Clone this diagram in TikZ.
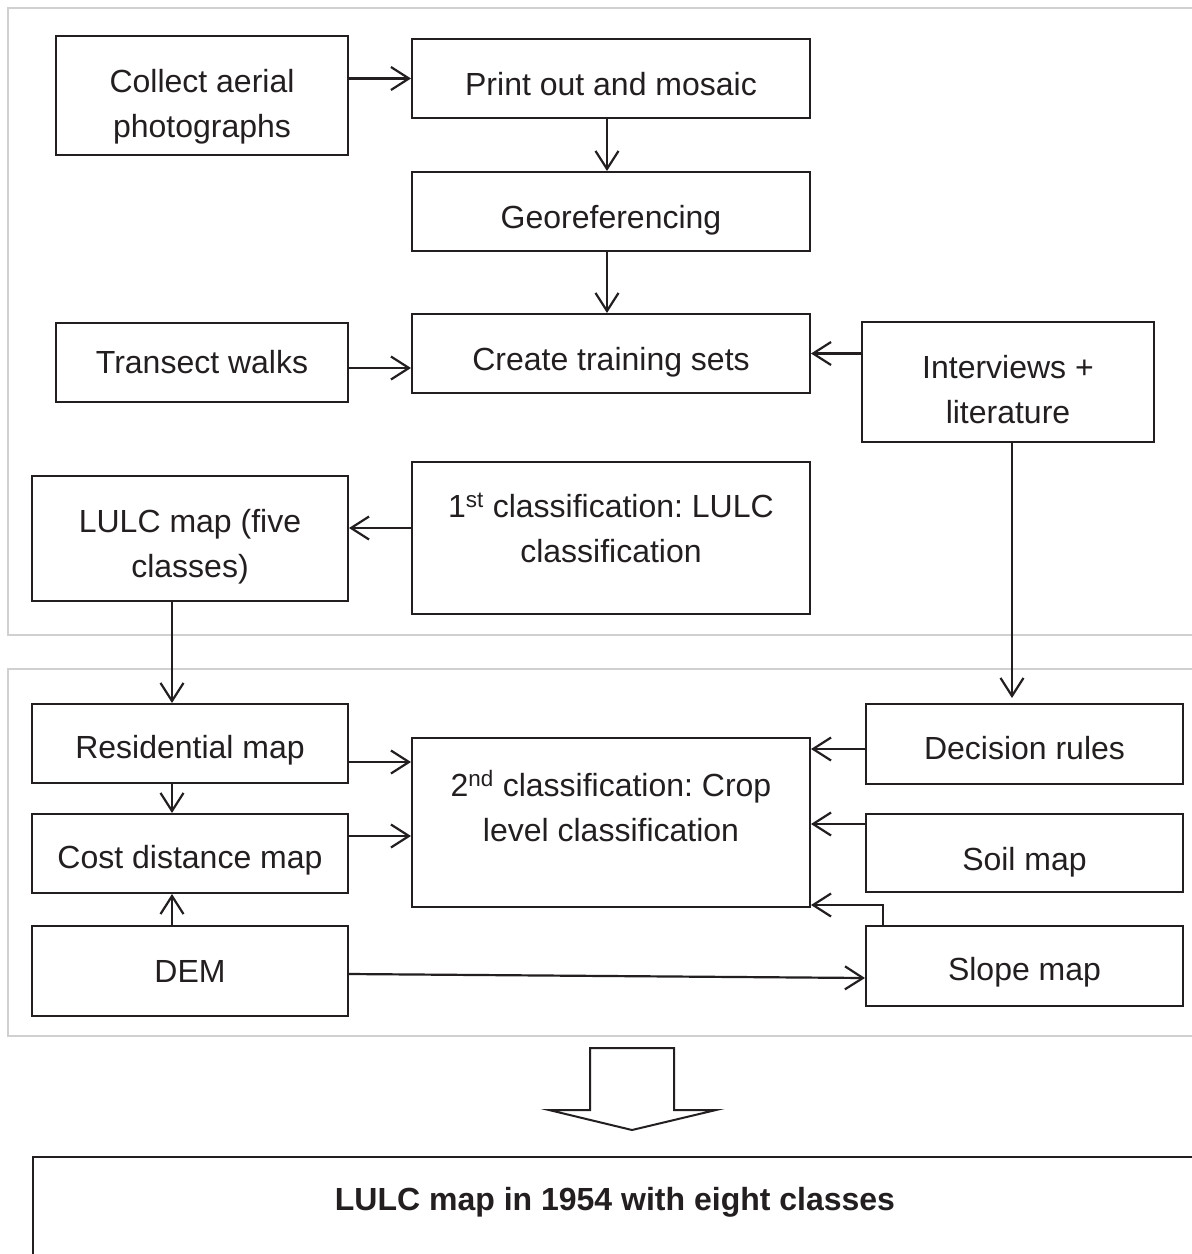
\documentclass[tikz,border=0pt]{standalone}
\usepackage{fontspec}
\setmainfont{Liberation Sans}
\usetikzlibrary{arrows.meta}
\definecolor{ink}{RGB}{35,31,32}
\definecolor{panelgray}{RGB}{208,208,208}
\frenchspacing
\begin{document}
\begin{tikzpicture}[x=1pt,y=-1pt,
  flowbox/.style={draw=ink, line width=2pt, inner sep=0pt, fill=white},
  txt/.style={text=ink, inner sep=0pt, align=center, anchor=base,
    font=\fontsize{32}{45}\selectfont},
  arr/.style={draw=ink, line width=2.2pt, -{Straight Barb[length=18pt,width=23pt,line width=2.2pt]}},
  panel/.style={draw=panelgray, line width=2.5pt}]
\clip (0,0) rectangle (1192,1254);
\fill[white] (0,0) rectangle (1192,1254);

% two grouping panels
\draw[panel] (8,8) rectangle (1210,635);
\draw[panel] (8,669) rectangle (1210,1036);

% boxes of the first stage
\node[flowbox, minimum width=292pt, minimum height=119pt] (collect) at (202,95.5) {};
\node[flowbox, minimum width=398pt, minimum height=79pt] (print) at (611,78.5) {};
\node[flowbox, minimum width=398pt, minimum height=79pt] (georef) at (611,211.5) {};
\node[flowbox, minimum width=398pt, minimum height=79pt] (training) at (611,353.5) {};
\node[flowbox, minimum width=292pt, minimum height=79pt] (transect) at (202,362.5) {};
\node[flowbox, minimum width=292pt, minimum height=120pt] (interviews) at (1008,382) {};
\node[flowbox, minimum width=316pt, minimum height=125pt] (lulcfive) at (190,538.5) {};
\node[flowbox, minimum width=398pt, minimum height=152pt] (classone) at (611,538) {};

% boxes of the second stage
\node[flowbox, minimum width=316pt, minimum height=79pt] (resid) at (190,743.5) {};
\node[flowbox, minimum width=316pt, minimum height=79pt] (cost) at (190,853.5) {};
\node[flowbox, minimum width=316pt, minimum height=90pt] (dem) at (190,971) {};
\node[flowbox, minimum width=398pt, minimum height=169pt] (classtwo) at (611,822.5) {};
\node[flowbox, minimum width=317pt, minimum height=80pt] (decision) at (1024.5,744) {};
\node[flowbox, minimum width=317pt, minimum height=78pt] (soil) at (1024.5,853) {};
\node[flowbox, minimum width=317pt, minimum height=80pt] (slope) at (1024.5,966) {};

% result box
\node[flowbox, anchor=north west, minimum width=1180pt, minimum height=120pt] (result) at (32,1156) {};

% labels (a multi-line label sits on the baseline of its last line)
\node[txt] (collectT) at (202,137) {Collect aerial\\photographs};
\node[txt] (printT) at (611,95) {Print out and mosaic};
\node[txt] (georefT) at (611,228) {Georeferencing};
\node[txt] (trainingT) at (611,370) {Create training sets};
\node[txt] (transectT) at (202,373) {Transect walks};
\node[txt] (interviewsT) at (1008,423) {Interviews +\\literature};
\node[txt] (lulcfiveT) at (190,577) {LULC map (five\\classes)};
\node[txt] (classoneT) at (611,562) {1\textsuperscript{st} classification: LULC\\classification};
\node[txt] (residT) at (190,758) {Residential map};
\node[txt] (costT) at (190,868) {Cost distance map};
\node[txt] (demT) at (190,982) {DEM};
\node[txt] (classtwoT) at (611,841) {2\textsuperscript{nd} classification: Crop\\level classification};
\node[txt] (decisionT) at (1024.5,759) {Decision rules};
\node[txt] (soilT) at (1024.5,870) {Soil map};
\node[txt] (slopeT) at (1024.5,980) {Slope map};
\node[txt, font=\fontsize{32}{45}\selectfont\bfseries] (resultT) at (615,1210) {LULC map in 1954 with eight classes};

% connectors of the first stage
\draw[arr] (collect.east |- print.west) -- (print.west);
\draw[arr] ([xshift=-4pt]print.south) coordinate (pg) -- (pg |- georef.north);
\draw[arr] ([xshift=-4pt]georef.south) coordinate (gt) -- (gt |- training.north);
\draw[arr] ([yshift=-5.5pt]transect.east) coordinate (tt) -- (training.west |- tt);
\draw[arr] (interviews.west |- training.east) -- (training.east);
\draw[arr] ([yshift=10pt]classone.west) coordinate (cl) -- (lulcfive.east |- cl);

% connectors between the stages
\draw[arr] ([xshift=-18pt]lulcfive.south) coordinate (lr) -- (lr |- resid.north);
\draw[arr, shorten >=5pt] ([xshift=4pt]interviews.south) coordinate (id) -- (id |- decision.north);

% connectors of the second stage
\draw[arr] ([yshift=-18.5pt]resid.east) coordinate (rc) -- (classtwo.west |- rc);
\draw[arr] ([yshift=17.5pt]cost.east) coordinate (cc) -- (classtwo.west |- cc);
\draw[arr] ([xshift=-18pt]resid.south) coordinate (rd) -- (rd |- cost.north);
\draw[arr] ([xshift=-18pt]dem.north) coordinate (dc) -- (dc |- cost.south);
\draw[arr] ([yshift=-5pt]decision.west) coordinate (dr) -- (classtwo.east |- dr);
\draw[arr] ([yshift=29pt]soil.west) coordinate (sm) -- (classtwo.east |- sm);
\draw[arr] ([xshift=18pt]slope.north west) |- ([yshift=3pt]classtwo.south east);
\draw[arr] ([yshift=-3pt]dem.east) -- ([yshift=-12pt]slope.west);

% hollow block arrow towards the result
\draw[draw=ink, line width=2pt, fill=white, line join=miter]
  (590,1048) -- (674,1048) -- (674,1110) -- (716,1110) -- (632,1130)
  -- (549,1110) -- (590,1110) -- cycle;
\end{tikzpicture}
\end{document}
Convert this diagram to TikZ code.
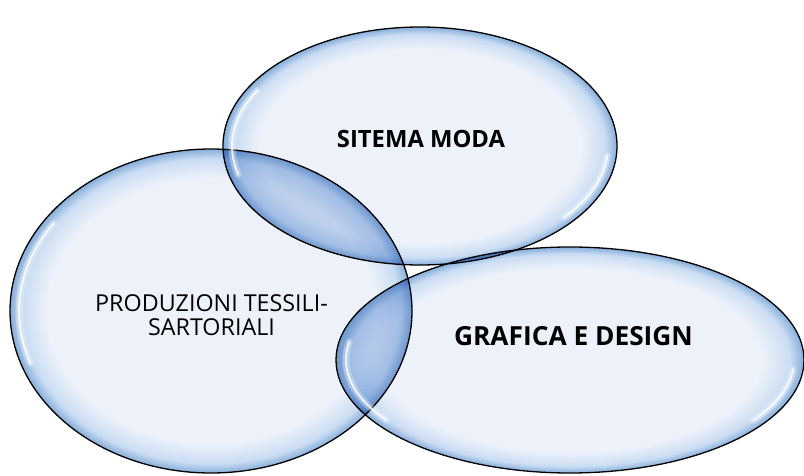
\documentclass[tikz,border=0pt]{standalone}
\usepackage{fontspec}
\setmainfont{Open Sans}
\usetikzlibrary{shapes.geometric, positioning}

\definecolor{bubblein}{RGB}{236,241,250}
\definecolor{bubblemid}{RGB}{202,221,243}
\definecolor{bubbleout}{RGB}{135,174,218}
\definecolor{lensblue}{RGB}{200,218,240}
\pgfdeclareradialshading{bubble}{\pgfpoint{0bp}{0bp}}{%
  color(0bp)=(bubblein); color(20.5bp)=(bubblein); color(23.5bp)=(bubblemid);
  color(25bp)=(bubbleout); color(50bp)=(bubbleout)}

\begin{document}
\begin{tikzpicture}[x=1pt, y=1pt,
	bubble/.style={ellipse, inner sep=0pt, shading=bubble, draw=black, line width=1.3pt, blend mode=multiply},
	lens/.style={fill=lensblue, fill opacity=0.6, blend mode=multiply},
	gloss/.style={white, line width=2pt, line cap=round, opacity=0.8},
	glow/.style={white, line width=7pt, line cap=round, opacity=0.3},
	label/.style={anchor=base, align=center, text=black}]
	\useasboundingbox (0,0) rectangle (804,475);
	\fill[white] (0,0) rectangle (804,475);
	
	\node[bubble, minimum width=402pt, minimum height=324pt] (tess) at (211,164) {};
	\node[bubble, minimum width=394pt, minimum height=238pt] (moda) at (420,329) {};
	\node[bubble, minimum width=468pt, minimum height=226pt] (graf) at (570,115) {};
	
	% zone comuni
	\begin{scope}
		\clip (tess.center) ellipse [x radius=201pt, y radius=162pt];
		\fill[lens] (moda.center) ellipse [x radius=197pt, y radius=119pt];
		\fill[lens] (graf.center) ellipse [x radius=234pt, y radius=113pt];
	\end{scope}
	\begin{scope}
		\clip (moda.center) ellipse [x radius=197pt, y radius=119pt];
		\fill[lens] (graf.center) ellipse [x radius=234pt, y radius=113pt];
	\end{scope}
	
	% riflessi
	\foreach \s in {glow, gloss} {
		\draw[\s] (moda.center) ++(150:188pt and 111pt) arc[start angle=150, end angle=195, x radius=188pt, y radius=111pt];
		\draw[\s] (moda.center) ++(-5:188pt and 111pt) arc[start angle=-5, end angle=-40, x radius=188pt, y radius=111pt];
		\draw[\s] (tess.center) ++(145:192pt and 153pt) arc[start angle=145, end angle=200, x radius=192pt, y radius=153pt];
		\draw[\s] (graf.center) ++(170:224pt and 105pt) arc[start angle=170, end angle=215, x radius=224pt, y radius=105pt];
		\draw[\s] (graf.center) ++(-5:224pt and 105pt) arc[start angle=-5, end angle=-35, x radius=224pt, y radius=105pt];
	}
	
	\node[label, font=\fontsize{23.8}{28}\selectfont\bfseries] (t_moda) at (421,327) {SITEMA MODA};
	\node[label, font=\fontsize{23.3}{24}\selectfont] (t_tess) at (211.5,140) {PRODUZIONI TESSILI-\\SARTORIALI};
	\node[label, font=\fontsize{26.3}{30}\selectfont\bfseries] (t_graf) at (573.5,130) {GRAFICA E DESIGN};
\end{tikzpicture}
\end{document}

## Exercise
Find and count the lines of the data that include the string "diagram", and report that figure by itself.

## Answer to this problem
2